The sheet discharge end can be combined with a bundle retaining device, which is configured and arranged for retaining the top-most bundle of the stack when the stack conveyor performs the staggering motion in a direction away from the sheet discharge end. Undesired displacements of the top-most sheet of a bundle upon starting formation of a subsequent, staggered bundle, are thus reduced or eliminated. The bundle retaining device can comprise at least one resilient sheet braking member, arranged under the sheet discharge end, between the sheet discharge end and the stack being formed on the stack conveyor.

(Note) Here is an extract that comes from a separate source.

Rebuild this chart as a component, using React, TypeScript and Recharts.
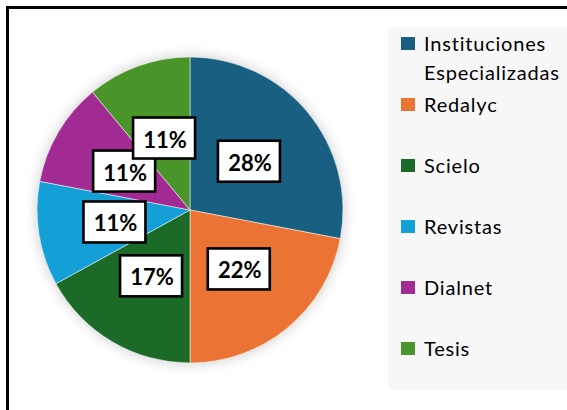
import { PieChart, Pie, Cell, Legend } from 'recharts'

const CATEGORIES = ['Instituciones Especializadas', 'Redalyc', 'Scielo', 'Revistas', 'Dialnet', 'Tesis']
const PERCENTS = [28, 22, 17, 11, 11, 11]
const COLORS = ['#185F81', '#EB7333', '#1C6A27', '#14A0D7', '#A12B92', '#4A952A']

const data = CATEGORIES.map((name, i) => ({ name, value: PERCENTS[i] }))

const RADIAN = Math.PI / 180
const FONT = 'Lato, Carlito, Calibri, sans-serif'
const PIE_CX = 190
const PIE_CY = 210
const PIE_R = 153

function BoxLabel(props: any) {
  const { cx, cy, midAngle, outerRadius, value } = props
  const r = outerRadius * 0.5
  const x = cx + r * Math.cos(-midAngle * RADIAN)
  const y = cy + r * Math.sin(-midAngle * RADIAN)
  return (
    <g>
      <rect x={x - 31} y={y - 20.5} width={62} height={41} fill="#fff" stroke="#000" strokeWidth={2.6} />
      <text
        x={x + 1}
        y={y + 1}
        textAnchor="middle"
        dominantBaseline="central"
        fontFamily={FONT}
        fontWeight={700}
        fontSize={22}
        fill="#000"
      >
        {value}%
      </text>
    </g>
  )
}

function LegendBox({ payload }: any) {
  const items = [...(payload ?? [])].sort(
    (a: any, b: any) => CATEGORIES.indexOf(a.value) - CATEGORIES.indexOf(b.value)
  )
  return (
    <div style={{ background: '#f8f8f8', width: '100%', height: '100%', boxSizing: 'border-box', paddingTop: 1.5, paddingLeft: 13 }}>
      {items.map((item: any, i: number) => (
        <div key={item.value ?? i} style={{ display: 'flex', alignItems: 'flex-start', height: 61 }}>
          <span style={{ width: 14, height: 13, background: item.color, marginTop: 8, marginRight: 9, flexShrink: 0 }} />
          <span style={{ fontFamily: FONT, fontSize: 20, lineHeight: '29px', color: '#000', letterSpacing: 0.8, maxWidth: 150 }}>
            {item.value}
          </span>
        </div>
      ))}
    </div>
  )
}

export default function App() {
  return (
    <div style={{ position: 'fixed', left: 0, top: 0, width: 567, height: 410, overflow: 'hidden', background: '#fff' }}>
      <div style={{ position: 'absolute', left: 6, top: 6, width: 620, height: 460, border: '3px solid #000' }} />
      <div
        style={{
          position: 'absolute',
          left: PIE_CX - PIE_R,
          top: PIE_CY - PIE_R,
          width: PIE_R * 2,
          height: PIE_R * 2,
          borderRadius: '50%',
          boxShadow: '0 0 12px 2px rgba(0,0,0,0.16)',
        }}
      />
      <div style={{ position: 'absolute', left: 0, top: 0 }}>
        <PieChart width={567} height={410} margin={{ top: 0, right: 0, bottom: 0, left: 0 }}>
          <Pie
            data={data}
            dataKey="value"
            nameKey="name"
            cx={PIE_CX}
            cy={PIE_CY}
            outerRadius={PIE_R}
            startAngle={90}
            endAngle={-270}
            stroke="#ffffff"
            strokeWidth={0.5}
            label={<BoxLabel />}
            labelLine={false}
            isAnimationActive={false}
          >
            {data.map((d, i) => (
              <Cell key={d.name} fill={COLORS[i]} />
            ))}
          </Pie>
          <Legend
            layout="vertical"
            align="right"
            verticalAlign="top"
            content={<LegendBox />}
            wrapperStyle={{ left: 388, top: 27, width: 179, height: 363 }}
          />
        </PieChart>
      </div>
    </div>
  )
}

According to a further aspect, the invention also concerns a method of forming sheet stacks on a stacking surface, comprising the following steps:

• • feeding sheets along a sheet conveyor arrangement towards a stacking bay, the sheet conveyor arrangement having a sheet discharge end, wherefrom the sheets are fed on a stack conveyor in a sheet feeding direction, against a stop plate arranged in the stacking bay, in front of the sheet discharge end and above the stack conveyor;
  • gradually lifting the sheet discharge end and the stop plate from the stack conveyor to accommodate a growing stack of sheets;
  • when a stack of sheets is completed, withdrawing the stop plate and moving the stack away from the sheet conveyor arrangement in an evacuation direction substantially parallel to the sheet feeding direction;
  • moving the sheet discharge end back towards the stack conveyor and lowering the stop plate back towards the stack conveyor;
  • starting the formation of a next stack of sheets on the stack conveyor.

The method can further comprise the steps of dividing the stack in mutually superposed and staggered bundles of sheets by reciprocatingly moving the stack conveyor according to a back-and-forth, i.e. reciprocating staggering motion, in a direction parallel to the evacuation direction.

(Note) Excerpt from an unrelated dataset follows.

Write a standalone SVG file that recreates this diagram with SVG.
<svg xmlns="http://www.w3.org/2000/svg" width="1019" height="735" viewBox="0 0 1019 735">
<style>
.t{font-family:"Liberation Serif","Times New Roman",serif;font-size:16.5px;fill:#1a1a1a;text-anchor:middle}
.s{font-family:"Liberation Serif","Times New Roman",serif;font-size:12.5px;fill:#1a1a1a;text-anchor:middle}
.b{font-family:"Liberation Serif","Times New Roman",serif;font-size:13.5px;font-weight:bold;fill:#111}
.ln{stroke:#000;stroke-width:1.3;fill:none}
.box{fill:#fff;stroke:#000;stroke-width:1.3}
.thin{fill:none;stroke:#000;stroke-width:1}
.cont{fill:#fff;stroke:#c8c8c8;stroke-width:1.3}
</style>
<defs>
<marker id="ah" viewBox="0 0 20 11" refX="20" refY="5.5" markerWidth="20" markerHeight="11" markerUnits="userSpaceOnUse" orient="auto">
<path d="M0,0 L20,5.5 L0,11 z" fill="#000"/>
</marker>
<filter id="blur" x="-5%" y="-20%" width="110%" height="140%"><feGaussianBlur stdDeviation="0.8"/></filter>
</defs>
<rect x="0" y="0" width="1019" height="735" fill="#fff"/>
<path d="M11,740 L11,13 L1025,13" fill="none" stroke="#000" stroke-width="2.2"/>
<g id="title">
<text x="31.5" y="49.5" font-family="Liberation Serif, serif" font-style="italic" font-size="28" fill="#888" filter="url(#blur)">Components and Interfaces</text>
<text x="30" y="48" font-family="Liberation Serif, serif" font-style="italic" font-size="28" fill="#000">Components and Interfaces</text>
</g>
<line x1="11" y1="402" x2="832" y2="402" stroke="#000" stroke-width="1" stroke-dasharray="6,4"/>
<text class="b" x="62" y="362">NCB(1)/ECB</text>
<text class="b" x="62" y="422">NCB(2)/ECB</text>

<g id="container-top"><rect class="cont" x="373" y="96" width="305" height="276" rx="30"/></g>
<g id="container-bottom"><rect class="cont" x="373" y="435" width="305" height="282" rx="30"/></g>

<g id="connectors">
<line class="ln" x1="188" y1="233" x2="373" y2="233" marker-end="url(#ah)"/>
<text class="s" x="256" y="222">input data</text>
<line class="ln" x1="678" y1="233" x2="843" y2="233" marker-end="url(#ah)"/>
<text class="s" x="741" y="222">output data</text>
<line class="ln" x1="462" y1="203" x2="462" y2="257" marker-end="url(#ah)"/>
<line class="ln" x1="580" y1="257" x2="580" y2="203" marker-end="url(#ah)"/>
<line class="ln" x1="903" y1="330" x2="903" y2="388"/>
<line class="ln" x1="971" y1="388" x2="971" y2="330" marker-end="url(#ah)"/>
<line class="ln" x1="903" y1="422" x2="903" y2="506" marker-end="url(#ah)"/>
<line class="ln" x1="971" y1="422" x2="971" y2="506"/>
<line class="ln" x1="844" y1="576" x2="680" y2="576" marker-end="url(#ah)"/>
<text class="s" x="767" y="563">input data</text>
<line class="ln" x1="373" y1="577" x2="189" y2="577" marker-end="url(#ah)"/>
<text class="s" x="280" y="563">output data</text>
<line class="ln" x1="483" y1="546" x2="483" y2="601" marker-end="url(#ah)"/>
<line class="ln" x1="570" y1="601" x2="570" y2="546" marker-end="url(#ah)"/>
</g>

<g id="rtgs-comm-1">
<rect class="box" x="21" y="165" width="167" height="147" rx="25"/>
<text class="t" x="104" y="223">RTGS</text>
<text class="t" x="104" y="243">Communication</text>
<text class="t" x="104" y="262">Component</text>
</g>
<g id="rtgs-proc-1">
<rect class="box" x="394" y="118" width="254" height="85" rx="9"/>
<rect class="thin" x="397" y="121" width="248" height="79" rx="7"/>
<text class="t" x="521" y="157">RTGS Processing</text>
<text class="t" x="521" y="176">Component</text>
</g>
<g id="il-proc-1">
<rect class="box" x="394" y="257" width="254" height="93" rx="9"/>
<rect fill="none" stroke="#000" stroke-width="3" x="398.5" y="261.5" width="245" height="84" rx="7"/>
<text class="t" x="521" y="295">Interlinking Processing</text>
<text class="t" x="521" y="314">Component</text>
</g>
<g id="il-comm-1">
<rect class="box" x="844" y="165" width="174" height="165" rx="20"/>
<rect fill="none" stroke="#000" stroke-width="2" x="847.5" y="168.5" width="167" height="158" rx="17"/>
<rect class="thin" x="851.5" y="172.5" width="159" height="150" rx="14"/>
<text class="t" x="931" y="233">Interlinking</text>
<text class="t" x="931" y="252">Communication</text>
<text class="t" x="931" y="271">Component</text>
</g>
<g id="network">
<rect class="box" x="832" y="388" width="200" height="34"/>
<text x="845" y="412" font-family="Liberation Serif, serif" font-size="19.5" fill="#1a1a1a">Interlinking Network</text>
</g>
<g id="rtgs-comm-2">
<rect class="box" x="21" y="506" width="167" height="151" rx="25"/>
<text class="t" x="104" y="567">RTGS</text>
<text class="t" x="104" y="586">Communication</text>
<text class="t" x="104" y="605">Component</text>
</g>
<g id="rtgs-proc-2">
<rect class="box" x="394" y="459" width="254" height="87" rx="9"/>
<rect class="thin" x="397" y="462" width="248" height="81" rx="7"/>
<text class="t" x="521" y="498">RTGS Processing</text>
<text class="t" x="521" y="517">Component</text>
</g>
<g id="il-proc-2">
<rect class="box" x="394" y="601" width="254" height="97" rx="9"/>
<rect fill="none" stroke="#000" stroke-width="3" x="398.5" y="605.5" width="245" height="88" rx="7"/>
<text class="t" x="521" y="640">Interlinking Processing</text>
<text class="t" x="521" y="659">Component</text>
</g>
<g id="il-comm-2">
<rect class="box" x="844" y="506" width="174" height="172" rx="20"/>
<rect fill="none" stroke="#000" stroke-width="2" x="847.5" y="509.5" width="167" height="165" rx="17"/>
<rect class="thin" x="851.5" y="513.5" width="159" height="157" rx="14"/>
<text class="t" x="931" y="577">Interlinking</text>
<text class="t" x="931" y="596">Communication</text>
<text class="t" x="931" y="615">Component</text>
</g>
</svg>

The method can further comprise the step of lifting the sheet discharge end from the top of the stack under formation on the stack conveyor when the stack under formation is moved by the stack conveyor towards the sheet discharge end during the back-and-forth staggering motion of the stack conveyor.

When the stack conveyor comprises a first stack conveyor member and a second stack conveyor member sequentially arranged along the direction of motion of the stack conveyor; the method can be such that:

• • a first stack of sheets is formed on the first stack conveyor member;
  • upon completion thereof, the first stack of sheets is moved from the first stack conveyor member to the second stack conveyor member in the evacuation direction;
  • the first stack of sheets is evacuated from the stacking bay by the second stack conveyor member while formation of a second stack starts on the first stack conveyor member.

Other features and advantages of the invention will be better appreciated from the following detailed description of exemplary embodiments.

BRIEF DESCRIPTION OF THE DRAWINGS

A more complete appreciation of the disclosed embodiments of the invention and many of the attendant advantages thereof will be readily obtained as the same becomes better understood by reference to the following detailed description when considered in connection with the accompanying drawings, wherein:

FIG. 1 illustrates a side view of a sheet stacker according to the invention;

FIGS. 2A-2E illustrate sequence of steps of a stack-forming cycle;

FIGS. 3A-3B illustrate sequence of steps of a stack-forming cycle according to a different mode of operation of the stacker of FIG. 1.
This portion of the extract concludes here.